La digitalisation de la fiscalité représente un enjeu majeur pour les entreprises à l’échelle mondiale. Les nouvelles normes internationales obligent les entreprises opérant dans plusieurs pays à faire preuve d’une transparence totale auprès des administrations fiscales. Elles doivent démontrer que les impôts payés correspondent aux taux en vigueur dans les pays où elles exercent. Cela nécessite une transmission plus précise et détaillée de leurs données fiscales, un processus souvent compliqué par un manque d’outils techniques adéquats.
Dans de nombreuses entreprises, la gestion des données fiscales reste manuelle et décentralisée, un retard qui freine la modernisation de la fonction fiscale. Cependant, des solutions existent. Des algorithmes avancés permettent aujourd’hui de prendre en compte instantanément toutes les règles fiscales applicables dans n’importe quel pays. Malheureusement, ces outils peinent à se généraliser en France et dans plusieurs autres pays, malgré leur adoption par de nombreuses entreprises anglo-saxonnes. L’un des principaux avantages de la digitalisation de la fiscalité est la réduction des litiges avec les administrations fiscales, un enjeu majeur face aux milliards d’euros d’amendes que subissent les entreprises chaque année.
Un retard préoccupant en Guinée
En Guinée, la digitalisation de l’administration fiscale fait face à de nombreux défis. Lors d’une journée d’études sur la loi de finances 2020, des experts et des représentants de la Direction Générale des Impôts (DGI) ont souligné l’importance de la dématérialisation des procédures fiscales. Malgré la volonté affichée de moderniser le système, la mise en œuvre reste laborieuse. Les services tels que l’attestation d’exonération et d’autres procédures fiscales sont encore loin d’être pleinement digitalisés.
En dépit des efforts pour améliorer l’efficacité du recouvrement des impôts et offrir des services de qualité, seuls 23 % des démarches fiscales en ligne sont complètement dématérialisées en Guinée, selon une étude du ministère des Finances.
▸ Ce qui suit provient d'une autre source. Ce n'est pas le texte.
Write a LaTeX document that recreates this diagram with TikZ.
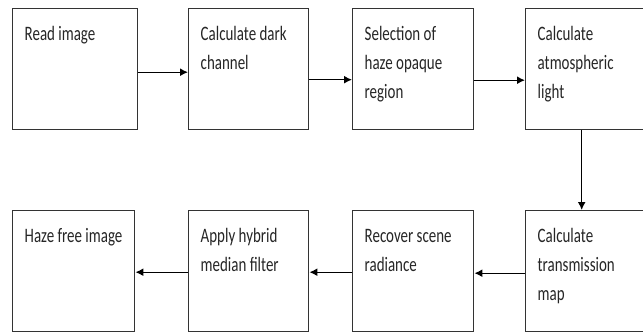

Ce chiffre est en décalage avec les ambitions de modernisation numérique du pays et reflète un retard par rapport à d’autres administrations ouest-africaines, comme celle du Sénégal.
Des infrastructures et des compétences limitées
Un des obstacles majeurs à la digitalisation de l’administration fiscale guinéenne réside dans l’insuffisance des infrastructures et des compétences techniques. L’accès à Internet est encore limité, même au sein des services centraux de la DGI à Conakry, où seuls quelques responsables sont connectés. En région, la situation est encore plus critique, avec des services totalement déconnectés, rendant le travail des agents de fisc difficile, notamment en ce qui concerne la lutte contre la fraude.
Pour réussir cette transformation digitale, il est indispensable de renforcer les équipes informatiques, d’investir dans des infrastructures de qualité, et de moderniser le système de gestion des données. La DGI doit également s’assurer que les agents sont formés aux nouvelles technologies afin d’optimiser l’usage des outils digitaux pour la collecte et l’analyse des données fiscales.
Vers une fiscalité numérique plus compétitive
La crise sanitaire du Covid-19 a démontré l’importance de la transformation digitale dans de nombreux secteurs. Toutefois, les pays plus avancés dans ce domaine ont montré une meilleure résilience face aux perturbations économiques. En Guinée, la digitalisation de la fiscalité ne constitue pas seulement un impératif technologique, mais un levier de compétitivité. Elle permettrait non seulement de simplifier les procédures fiscales, mais aussi d’améliorer la transparence et d’accroître les recettes publiques.
Le chantier est immense, mais il est crucial pour que la Guinée puisse bénéficier pleinement des avantages offerts par la révolution numérique. Une administration fiscale modernisée et digitalisée contribuera à renforcer la confiance des entreprises et des citoyens dans le système fiscal, tout en réduisant les litiges et en optimisant la collecte des impôts.